Não o incomoda que sejam todos muçulmanos.
“Somos todos irmãos”, disse.
Alguns dias, ele caminha até o cemitério onde trabalhou por tantos anos, apenas para verificar. Antes ocupado com as famílias indo e vindo, agora está deserto, e às vezes ele fica sentado por horas, sozinho com as lápides.
Mas, apesar do colapso de sua comunidade, ele disse que nunca considerou deixar a Síria.
“Por que eu deveria?” ele disse. “Tenho amigos que amo muito, ninguém está me incomodando e eu não estou incomodando ninguém.”
As igrejas em Idlib ainda estão fechadas, embora o grupo islâmico que controla a área, como parte de seus esforços para minimizar seu passado mais extremista, tenha permitido que cristãos em vilarejos próximos retomem os cultos em suas igrejas.
Mas isso não convenceu a congregação de al-Jisri a retornar.
“Eu gostaria que eles voltassem”, disse ele.
Seus amigos mais próximos são os pombos de estimação que ele mantém em um quarto anexo à sua casa.
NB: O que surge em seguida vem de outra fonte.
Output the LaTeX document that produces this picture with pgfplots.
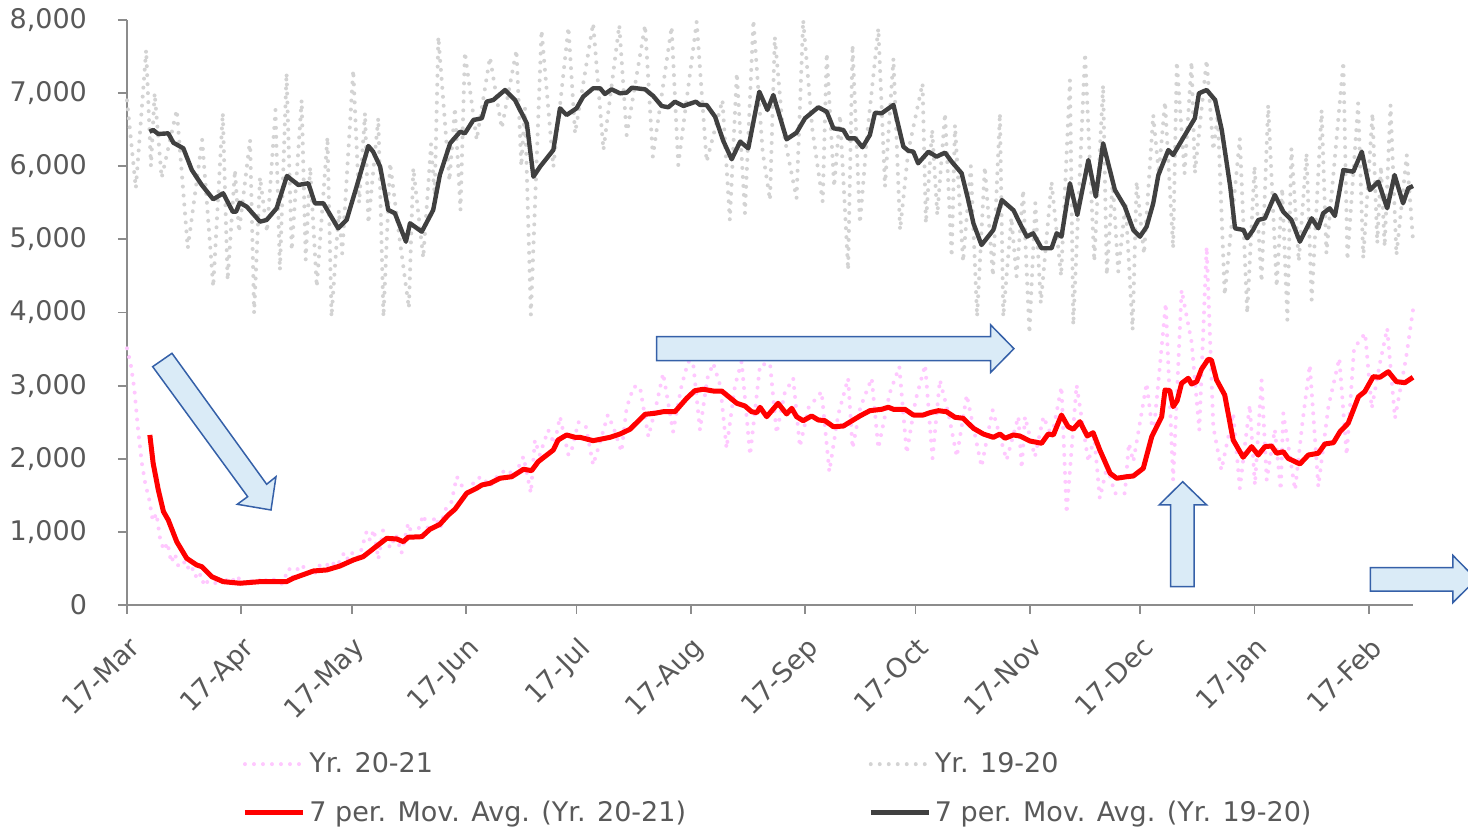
\documentclass[border=0pt]{standalone}
\usepackage{pgfplots}
\pgfplotsset{compat=1.18}
\usepackage{pgfplotstable}
\usepackage{fontspec}
\setmainfont{DejaVu Sans}

\definecolor{txt}{HTML}{595959}
\definecolor{axisgray}{HTML}{8C8C8C}
\definecolor{pinkdot}{HTML}{FFC8FF}
\definecolor{graydot}{HTML}{D3D3D3}
\definecolor{mared}{HTML}{FF0000}
\definecolor{madark}{HTML}{404040}
\definecolor{arrowfill}{HTML}{DAEBF7}
\definecolor{arrowline}{HTML}{3560A8}

% daily counts, Yr. 20-21 (day 0 = 17-Mar)
\pgfplotstableread{
x y
0 3510
1 3300
2 2950
3 2400
4 1950
5 1650
6 1450
7 1150
8 1250
9 900
10 750
11 850
12 580
13 700
14 520
16 600
17 450
18 500
19 350
20 420
21 260
22 330
24 300
25 270
26 380
28 300
30 400
31 290
33 350
35 300
37 380
38 320
40 350
42 290
44 500
45 380
47 550
49 480
50.6 390
52 540
54 520
55 600
57 530
59 720
60 620
61.4 730
63 650
65 1000
66 880
67 1030
68.2 625
69.5 1025
71.4 780
73 960
74.5 710
76.3 1117
78 870
80.4 1231
82 1000
83.6 1210
85 1050
86.3 1300
88 1400
89.5 1755
91 1620
92.2 1480
94.4 1710
96.3 1755
98.5 1620
101 1800
103.5 1850
105 1750
107.6 2030
109.6 1530
110.7 2256
112 2050
114.3 2393
116 2200
117.5 2575
119.8 2051
120.5 2080
122.5 2500
124.5 2447
126.5 1915
128 2165
130.5 2600
132 2430
134.2 2096
135.6 2700
137.5 2985
139.2 2985
141.5 2302
143.5 2700
145.5 3168
148.2 2370
150.5 3000
152.3 3327
153.6 3327
155.5 2393
157.5 3100
159.1 3305
161 3000
162.7 2143
165 3000
166.8 3327
169.1 2051
171.8 3282
174.5 3305
176.3 2348
178.5 2900
180.8 3100
182.6 2165
185 2700
188.5 2917
190.6 1823
193 2600
195.7 3100
196.9 2143
199 2700
202.1 3100
203.9 2143
207 2900
209.6 3259
211.6 2075
214 2800
216.6 3282
218.6 2006
220.6 3077
223 2600
225.2 2028
227.9 2872
231.9 1891
234.9 2667
238.7 1983
241.9 2575
242.8 1869
243.7 2575
246.4 2028
248.7 2575
251 2300
253.6 2985
255 1254
257.7 3008
260.9 1960
262.5 2300
264 1459
266 1900
268.1 1527
270.8 1527
271.9 2211
273.1 1960
276.7 3032
278.5 2300
281.9 4126
283.9 1709
286.2 4308
288.9 3600
291 2393
293 4900
294.8 2438
297 1846
300.2 2621
302 1596
304.7 2735
306.1 1641
307.9 3077
309.3 1709
311.5 2400
313.1 1573
313.8 2621
317 1573
319 2500
321 3282
323.3 1618
326 2700
329 3374
331 2051
333 3510
336 3716
337.8 2690
340 3300
342 3784
344.1 2553
347.1 3374
349 4034
}\pinkraw

% daily counts, Yr. 19-20
\pgfplotstableread{
x y
0 6900
2.4 5700
5.2 7590
6.5 6000
7.5 7000
9.4 5840
13.5 6770
16.5 4880
20.4 6360
23.4 4350
26 6730
27.3 4440
29.3 5950
30.4 5100
33.4 6360
34.5 3990
36.1 5850
38 5100
40.3 6770
41.5 4580
43.3 7275
44.7 4850
47.4 6906
48.5 4720
49.7 5990
51.5 4350
54.4 6400
55.5 3940
57.5 5400
58.4 4810
61.4 7316
63 5500
64.6 6730
65.5 5220
68.2 6660
69.6 3940
71.4 6045
74 5000
76.5 4060
77.7 5975
80.4 4745
82.5 6300
83.5 5600
84.5 7770
87.5 5800
89 6800
90.5 5400
91.7 7560
94.9 6360
98.5 7490
101.7 6520
105.7 7590
107 6000
108 6800
109.6 3965
112.5 7860
115.7 5990
119.8 7900
121.6 6450
126.5 7955
129.3 6222
133.6 7930
135.6 6427
140.6 7930
142.7 6131
147.8 7908
149.6 6017
154.6 7977
157.3 6062
161.6 6906
163.6 5265
165.5 7275
167.7 5356
170 8000
172.5 6200
174.5 5538
175.8 7770
178 6500
181.7 5561
183.5 8000
186 6500
188.8 5515
189.9 7545
191.9 5720
193.5 6700
195.7 4581
196.9 7658
198.9 5220
201 6500
203.9 7886
205.7 5720
208 7476
209.8 5128
212 6200
215.9 7134
216.8 5220
218.5 6500
219.9 5333
222 6724
223.8 4763
224.7 6564
226.9 4695
229 6000
230.7 3943
232.8 5994
235 4500
236.9 6724
237.8 3943
240 5300
241.4 4490
243.2 5675
244.9 3715
246.5 5497
248 4126
250.9 5789
253.5 4500
255.9 7179
256.8 3829
260 7545
262.5 4700
264.9 7111
265.9 4513
267.5 5800
269 4558
271 5500
272.9 3760
274 5789
276 4800
278.5 6701
280 5900
281.7 6883
283.9 4878
284.9 7430
287 5900
288.9 7430
289.8 5904
293 7453
294.8 6222
296 6700
297.9 4239
302 6382
304 3989
306 6000
307.9 4421
309.7 6838
312 4353
313.5 5700
314.9 3897
316 6245
318 4700
320.1 6177
321.5 4171
324.2 6769
325.5 4809
330.1 7430
331.2 4718
334.1 6860
335.5 4741
338 6724
339.3 4946
340.3 6000
341.3 4900
342.9 6838
344.5 4786
347.3 6154
349 4991
}\grayraw

% 7 per. moving average, Yr. 20-21
\pgfplotstableread{
x y
6.2 2325
7.1 1938
8.5 1573
9.9 1276
11.2 1162
13.5 865
16.2 638
18.9 547
20.3 524
23.0 387
26.1 319
30.7 297
36.1 319
40.6 319
43.3 319
45.1 365
50.6 465
54.2 479
57.8 533
61.4 615
64.1 661
67.8 807
70.5 911
73.2 903
75.0 866
76.3 926
80.0 934
82.2 1035
84.9 1103
87.2 1231
89.0 1309
92.2 1529
94.9 1597
96.3 1641
98.5 1664
101.2 1733
104.4 1754
107.6 1856
109.8 1837
111.6 1960
115.7 2120
117.0 2256
119.3 2325
121.6 2293
122.9 2293
126.5 2247
131.1 2293
133.8 2338
136.5 2403
140.6 2608
143.3 2622
145.5 2643
148.7 2643
151.9 2827
154.1 2931
156.4 2950
159.1 2926
161.4 2926
165.5 2758
167.7 2721
169.5 2643
170.9 2630
171.8 2704
173.6 2575
176.7 2758
179.0 2612
180.4 2690
181.7 2575
183.5 2520
185.8 2585
187.6 2530
189.4 2520
191.7 2438
194.4 2447
197.1 2530
198.9 2585
201.6 2657
204.8 2676
206.6 2704
208.0 2676
211.1 2676
213.4 2598
216.1 2598
217.9 2630
220.2 2657
222.4 2643
224.7 2567
226.9 2553
229.7 2416
232.4 2338
235.1 2293
236.9 2338
238.3 2280
240.5 2325
242.3 2311
245.0 2243
248.2 2211
250.0 2338
251.4 2325
253.6 2598
255.4 2438
256.8 2403
258.6 2507
260.6 2311
262.2 2356
264.0 2120
266.8 1801
268.6 1733
271.3 1754
273.1 1764
275.8 1869
278.1 2302
280.8 2575
281.7 2940
283.0 2931
283.9 2712
285.0 2794
286.2 3032
288.0 3100
288.9 3022
290.3 3054
291.6 3223
293.4 3360
294.3 3350
295.7 3077
297.9 2872
300.2 2256
302.9 2020
305.2 2165
307.0 2051
308.8 2165
310.6 2174
312.0 2075
313.8 2096
315.1 2006
318.3 1928
320.6 2051
323.3 2075
325.1 2202
327.4 2219
329.2 2370
331.4 2485
334.2 2848
335.9 2917
338.2 3122
340.0 3114
342.3 3190
344.5 3054
346.8 3040
349.0 3114
}\redavg

% 7 per. moving average, Yr. 19-20
\pgfplotstableread{
x y
6.1 6472
7.1 6496
8.5 6441
11.2 6450
12.6 6321
15.3 6245
17.6 5948
20.3 5743
23.4 5548
26.1 5630
28.7 5378
29.6 5378
30.6 5501
32.5 5447
36.1 5242
37.9 5265
40.6 5425
43.4 5867
46.5 5744
49.2 5767
51.0 5493
53.3 5493
57.3 5151
59.6 5265
62.3 5720
65.5 6277
66.8 6199
68.7 5994
70.9 5402
72.7 5357
75.7 4968
76.8 5220
80.0 5105
83.1 5402
84.9 5880
87.7 6314
90.4 6472
91.7 6450
94.0 6632
96.3 6656
97.6 6883
99.4 6906
102.6 7043
105.3 6906
108.5 6587
110.3 5857
112.1 5994
115.7 6222
117.5 6792
119.3 6701
122.0 6792
123.8 6951
126.5 7066
128.4 7066
129.7 6988
131.5 7052
133.8 6997
135.6 7006
137.0 7074
140.6 7052
142.8 6961
145.1 6824
146.9 6806
148.7 6883
151.0 6824
154.4 6883
155.5 6838
157.3 6838
159.6 6677
161.8 6349
164.1 6095
166.4 6336
168.6 6245
171.6 7019
173.8 6769
175.4 6974
179.0 6368
181.7 6459
184.0 6656
187.6 6806
189.9 6746
191.7 6519
194.4 6496
195.7 6382
197.6 6382
199.6 6259
201.6 6427
203.0 6732
204.8 6724
208.0 6838
210.7 6268
212.0 6213
213.4 6199
214.7 6040
217.5 6199
219.7 6131
222.0 6186
223.8 6062
226.5 5904
228.3 5538
229.7 5220
231.9 4923
235.1 5128
237.4 5538
240.6 5397
242.3 5220
244.2 5037
245.9 5083
248.2 4878
250.9 4878
252.3 5083
253.6 5037
255.9 5767
257.9 5333
260.9 6085
262.9 5584
264.9 6314
268.1 5675
270.8 5447
273.1 5128
274.9 5037
276.7 5173
278.5 5493
279.9 5880
282.6 6222
283.9 6154
287.1 6427
289.8 6656
290.9 6997
293.0 7043
295.3 6906
297.1 6496
299.4 5720
300.7 5151
303.0 5128
304.0 5015
305.6 5128
307.0 5265
308.8 5288
311.5 5607
313.8 5378
316.0 5265
318.3 4968
321.5 5288
323.3 5151
324.6 5356
326.4 5425
327.8 5320
330.1 5949
332.8 5925
335.1 6199
337.3 5675
339.6 5789
342.0 5425
344.0 5880
346.3 5493
347.7 5698
349.0 5730
}\darkavg

\begin{document}
\begin{tikzpicture}
\begin{axis}[
    scale only axis,
    width=643pt, height=292.5pt,
    xmin=0, xmax=349, ymin=0, ymax=8000,
    clip=false,
    axis x line=bottom, axis y line=left,
    axis line style={-, draw=axisgray, line width=0.9pt},
    tick align=outside,
    major tick length=4.5pt,
    tick style={draw=axisgray, line width=0.9pt},
    xtick={0,31,61,92,122,153,184,214,245,275,306,337},
    xticklabels={17-Mar,17-Apr,17-May,17-Jun,17-Jul,17-Aug,17-Sep,17-Oct,17-Nov,17-Dec,17-Jan,17-Feb},
    ytick={0,1000,...,8000},
    tick label style={font=\fontsize{13.5}{16}\selectfont, text=txt},
    yticklabel style={xshift=-12pt},
    xticklabel style={rotate=45, anchor=north east, inner sep=0pt, xshift=-7.3pt, yshift=-7.5pt},
    /pgf/number format/1000 sep={,},
    /pgf/number format/fixed,
    /pgf/number format/assume math mode=true,
    legend columns=2,
    legend cell align=left,
    legend image code/.code={\draw[#1] (0pt,0pt) -- (29pt,0pt);},
    legend style={at={(axis description cs:0.507,-0.3135)}, anchor=center,
        draw=none, fill=none, text=txt,
        font=\fontsize{13.5}{16}\selectfont, row sep=8.5pt,
        /tikz/every even column/.append style={column sep=89.25pt}},
]
\addplot[pinkdot, line width=2pt, dash pattern=on 0pt off 4.5pt, line cap=round] table {\pinkraw};
\addlegendentry{Yr. 20-21}
\addplot[graydot, line width=2pt, dash pattern=on 0pt off 4.5pt, line cap=round] table {\grayraw};
\addlegendentry{Yr. 19-20}
\addplot[mared, line width=2.5pt, line join=round] table {\redavg};
\addlegendentry{7 per. Mov. Avg. (Yr. 20-21)}
\addplot[madark, line width=2.2pt, line join=round] table {\darkavg};
\addlegendentry{7 per. Mov. Avg. (Yr. 19-20)}

% block arrows
\draw[fill=arrowfill, draw=arrowline, line width=0.75pt]
    (6.97,3259) -- (12.21,3442) -- (37.9,1651) -- (40.43,1754) -- (39.08,1299)
    -- (29.93,1377) -- (32.75,1481) -- cycle;
\draw[fill=arrowfill, draw=arrowline, line width=0.75pt]
    (143.7,3669) -- (234.4,3669) -- (234.4,3829) -- (240.7,3505)
    -- (234.4,3182) -- (234.4,3341) -- (143.7,3341) -- cycle;
\draw[fill=arrowfill, draw=arrowline, line width=0.75pt]
    (283.2,250) -- (283.2,1368) -- (280.1,1368) -- (286.5,1686)
    -- (293.0,1368) -- (289.6,1368) -- (289.6,250) -- cycle;
\draw[fill=arrowfill, draw=arrowline, line width=0.75pt]
    (337.4,510) -- (359.8,510) -- (359.8,679) -- (366.2,352)
    -- (359.8,31) -- (359.8,191) -- (337.4,191) -- cycle;
\end{axis}
\pgfresetboundingbox
\path[use as bounding box] ([shift={(-63.5pt,-115pt)}]current axis.south west)
    rectangle ([shift={(27.5pt,10pt)}]current axis.north east);
\end{tikzpicture}
\end{document}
Enquanto eles esvoaçam ao redor dele no pátio arrulhando, ele arremessa alpiste e canta para si mesmo músicas árabes antigas sobre o amor e um país que nem sempre o amou de volta:
Ó tesouro do Levante, seu amor está em minha mente,
O tempo mais doce, eu passei com você,
Você disse adeus e me prometeu,
Não se esqueça de mim, eu não vou te esquecer,
Não importa quantos anos e noites você se foi.